Confusion: lots of the muddle in Kurt Eichenwald’s Newsweek piece came from failing to see how the story develops, and how (say) Leviticus is fulfilled in Christ.

Pride: I become the main focus of the Psalms, or Luke, or Romans, rather than God.

Greed: I assume that the blessings being spoken of throughout the Bible have their end in me, and my enjoyment, rather than in the purposes of God for the nations (which is where a lot of prosperity theology goes wrong, I think).

Emptiness: I never hear a story that shows me where my life fits in God’s massive plan for the world.

I’m sure there are others, too.

Trevin Wax: How would you encourage Christians who have doubts about the Bible’s trustworthiness and relevance, particularly on hot button issues of marriage, divorce, sexuality, etc.?
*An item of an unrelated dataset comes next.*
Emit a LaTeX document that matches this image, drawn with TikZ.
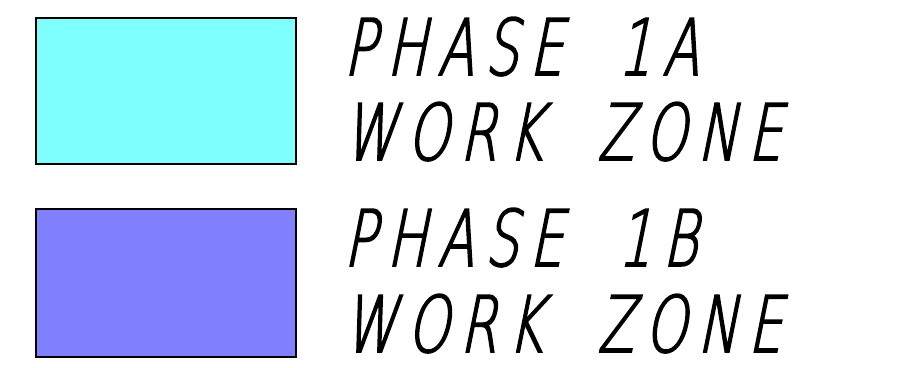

Andrew Wilson: I think it would depend why they had doubts. In my experience, lots of Christians from evangelicals are worried about what the Bible says about sexual ethics, not because they’ve come across a problem with the text (like “Jesus never said this” or “Paul never meant that”), but because they know people for whom what the Bible says can be painful. If that’s the problem, then no amount of exegetical or historical argument is likely to help; the issue is much more about the cost of discipleship (which is what I usually talk about on this one – following Jesus is a death to self, a life of tribulation and difficulty and persecution, which will sometimes mean loved ones abandoning or attacking you).

But if they’ve got doubts about whether Scripture can be trusted at all, whether for scholarly or more popular reasons, then I want to do roughly what I do in Unbreakable: talk about how Jesus regarded the Scriptures, and encourage people to imitate his example. A recent example of that sort of discussion is this exchange of articles I had with Brian McLaren here and here.